It appears our Bayesian Timing System (BTS) was correct in looking down to the 290-291 area in the SPDR S&P 500 (SPY) before higher. Our primary multi-week view is bullish -- here are the most likely paths:
There's a Bayesian probability of 48% that SPY bounces from this 290-291 region nearly immediately and begins its path to 300, while a 33% probability SPY bounces around in the 290-291 region with a brief taste of the 287-289 before a strong reversal higher to 300.
There's a 19% probability that SPY begins an ugly breakdown below 285.
Further, I would add that the vibration window (moment in time that serves as price resistance or support) identified nearly a month in advance did play out yesterday on Jun 26 with a relative low –- let’s see if it holds, as the "official" vibration window is Jun 26-28.
In metals, look for chop for the next 1-3 weeks, as our primary multi-week view is neutral. A BP cluster is in the 130's in the SPDR Gold Shares (GLD), which has led the metals charge. That could set up at least a trade higher. Below that and the 128s would come quickly and below that is 124 (with doubts of a multi-month bull).
For the moment, the BTS stands by its assessment that much below 124 and sadly this could be another "fake out break out."

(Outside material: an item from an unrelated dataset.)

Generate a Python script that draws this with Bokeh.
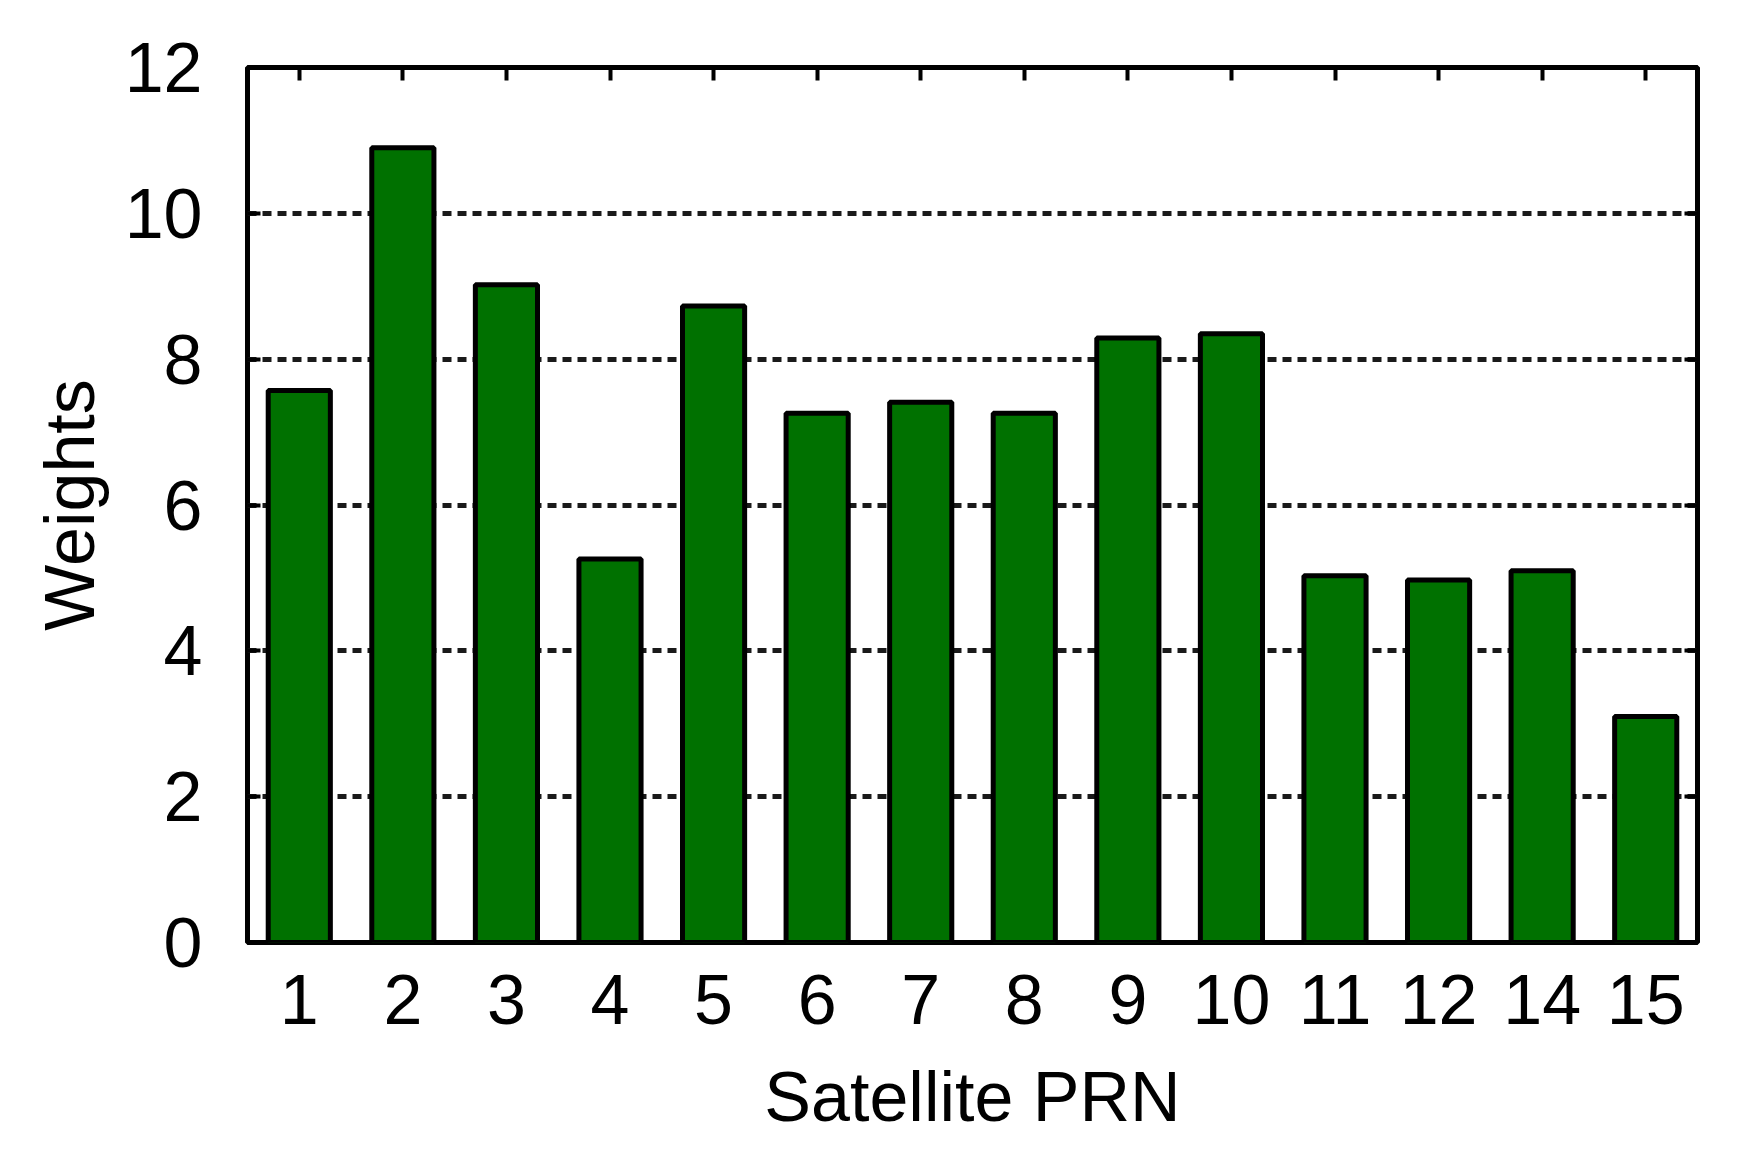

Regarding oil and the US Oil Fund ETF (USO), we're just hanging on the sidelines waiting for an opportunity. Above 12.75 points to a shot at 14; below 11.50 and then 10.50 comes back into focus.
In the dollar, the UUP finally got its move lower late last week –- and as mentioned in these daily thoughts the trigger level was 26.10 that finally failed and a vibration type of move was seen on 6/21. In order to maintain this run lower, however, 25.75 needs to be taken out with some authority, as failure to do so provides that running start back above the May 2019 highs (near 26.50).